The Empress Dowager worries about Ye Zhao holding too much power, and uses the revelation of Zhao's gender to bethroth Ye Zhao to a nephew of the Emperor and force her to move to the capital to be controlled. Her fiancé is the Prince of Nanping, Zhao Yujin, who possesses remarkable beauty but is sickly, pampered, lazy and spends his time on "useless" artistic pursuits. Thus, the story of the real battle of who will take power in this new household begins.

==Cast==
===Main===
- Ma Sichun as Ye Zhao
  - A woman warrior with supreme martial arts skills. Disguised as a man, she took her father's place in the army, then became an accomplished general.
- Sheng Yilun as Zhao Yujin
  - Emperor Renzong's nephew - a man who is known for his supreme beauty. Despite his good looks, he is spoiled, lazy, and weak; spending most of his time gambling and frequenting brothels with his hedonistic friends. After falling in love with Ye Zhao, Yujin slowly transforms himself into a strong and capable man.

===Supporting===
====People around Ye Zhao====
- Ding Chuan as Hu Qing
  - Ye Zhao's military strategist who has been by her side since he was eighteen. He has a one-sided love for Ye Zhao.
- Wang Churan as Liu Xiyin
  - Ye Zhao's cousin. She has no idea that Ye Zhao is a female and has a one-sided love for her. Later on, she became the fiancé of the Crown Prince of Western Xia.
- Lu Xingyu as Ye Zhong
- Wang Li as Qiu Laohu
- Wang Xuan as Qiu Hua
- Pan Shiqi as Qiu Shui

====People around Zhao Yujin====
- Zhang Jiayi as Zhang Gui
  - Noble Consort Zhang's brother. Zhao Yujin's friend.
- Xiang Hao as Guo Yuanjing
  - The Empress's nephew. Zhao Yujin's friend.
- Yu Bo as Fan Zhongyan
  - A minister who is loyal to the country but is constantly slighted despite his earnest attitude.
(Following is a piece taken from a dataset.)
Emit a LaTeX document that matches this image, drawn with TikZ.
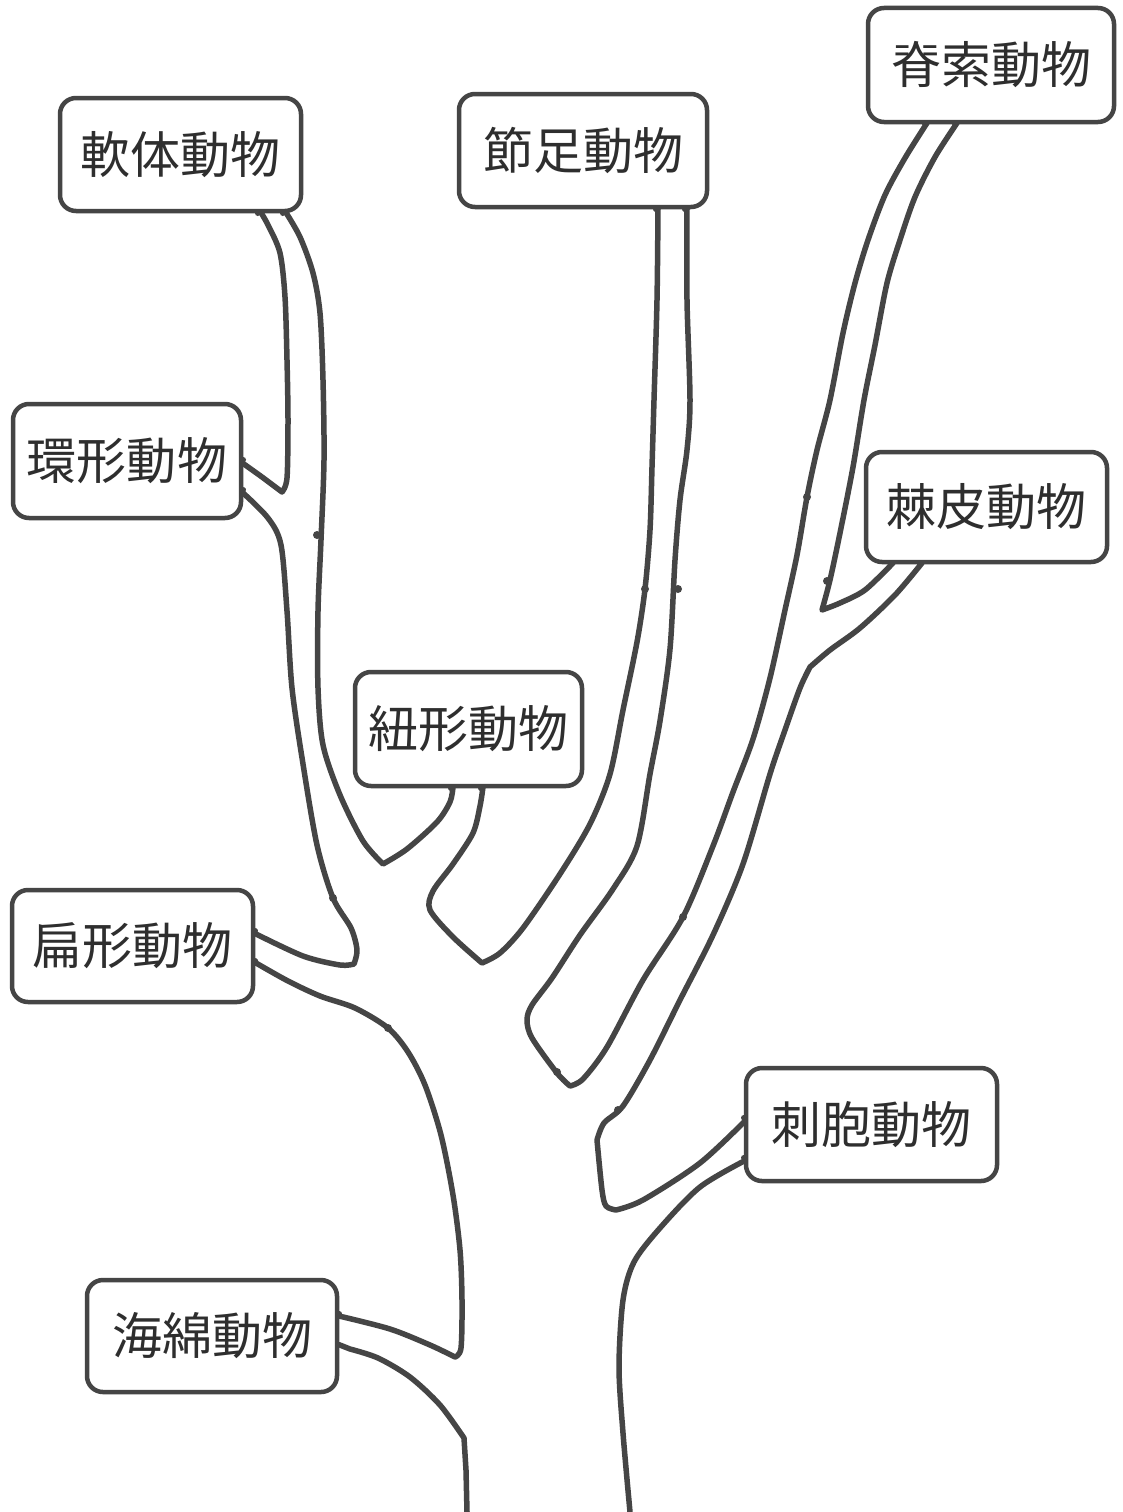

Zhao Yujin's good friend.
- An Yongchang as Concubine Yang
- Zhang Xinying as Meiniang
- Zheng Shuhan as Xuaner
- Zhang Zhilü as Xiao Xiazi
  - Zhao Yujin's study companion.

====Imperial Family====
- Song Yunhao as Emperor Zhenzong
- Tien Niu as the Empress Dowager
- Lu Fangsheng as the Emperor Renzong
- Zhu Yongteng as the Prince of Qi
  - The Emperor's brother. The main antagonist of the series. He puts up a pretence in front of his brother, while plotting with the people of Western Xia to bring him down and usurp the throne.
- Xiao Han as Noble Consort Zhang
  - The Emperor's favoured consort.
- Zhang Yao as the Princess Dowager of Zhao
  - Zhao Yujin's mother.
- Zhang Wen as the Princess Consort of Zhao
  - Zhao Yujin's older sister-in-law
- Chou Shuokang as Little Sparrow
  - The Prince of Qi's son.

====Western Xia====
- Wang Ce as the King of Western Xia
- Liu Dini as Empress Yeli
- Wang Weilin as Mozang Heiyun (Black Cloud)
  - The sister in law of Empress Yeli, but later became the lover of the King.
- Zhao Lei as Crown Prince Haerdun
  - The King's son by Empress Yeli. A man who has ambitions to defeat the rival country, but is constantly overshadowed by his father and brother. He falls in love with Liu Xiyin.
- Zhang Junming as Prince Yinuo
  - The King's younger son. He is the most ambitious and powerful man in the country.
- Gao Shuang as Yeli Yuqi
  - The most powerful general in the country.

====Others====
- Liu Weihua as Prime Minister Lü
- Mou Fengbin as General Liu
- Liu Jinshan as Officer Liu
- Zheng Xiaodong as Hai Weining
  - A minister in charge of imperial examinations.
- Guo Yiyang as Little Guizi
  - The Empress Dowager's confidante.
- Wang Yidan as Hong Erniang
- Jin Liting as Hong Qiang
  - A prostitute who was saved by Fan Zhongyan and becomes his loyal follower.
- Wang Danni as Hong Ying
- Feng Mian as Old Madam He
- Liu Kaifei as Bai Lang
- Shao Wen as Lu Zhenting

==Soundtrack==

| No. | Title | Lyrics | Music | Singer | Length |
|---|---|---|---|---|---|
| 1. | "Loyalty (忠贞)" (Ending theme song) | Cui Shu | Wang Ke | Sheng Yilun |  |
| 2. | "Love is Above (爱在上)" (Theme song) | Cui Shu | Wang Ke | Cui Zige, Sheng Yilun |  |
| 3. | "Spilled Water (覆水)" | Cui Shu | Li Li | Wang Churan |  |
| 4. | "Blessing (恩赐)" | Cui Shu | Wang Ke | Wang Churan |  |
| 5. | "I Only Believe You (我只愿相信你)" | Cui Shu | Wang Ke | Cui Zige |  |
| 6. | "Pride of the Fishermen (渔家傲)" | Fan Chongyan | Yang Lin | Yang Lin |  |

==Production==
Notable cast members of the series include Emi Wada as the costume designer, Hidetaka Ozawa as production designer and Lu Hao Ji Ji of Go Princess Go as art director.

The series was filmed at various places such as Inner Mongolia, Gansu and Ningxia from October 2016 to April 2017.

==Awards and nominations==

| Award | Category | Nominated work | Result | Ref. |
|---|---|---|---|---|
| 24th Huading Awards | Best Actress (Ancient Drama) | Ma Sichun | Nominated |  |

==Spin-off==
Three web films were produced as a continuation of the television series, which focused on the supporting characters' side stories.
- Elysium (将军在上之极乐净土), featuring Qiu Hua.
- Lovers Across Space (将军在上之时空恋人), featuring Liu Xiyin.
- Mysterious Case of Furong (将军在上之芙蓉密案), featuring Gao Yuanjing.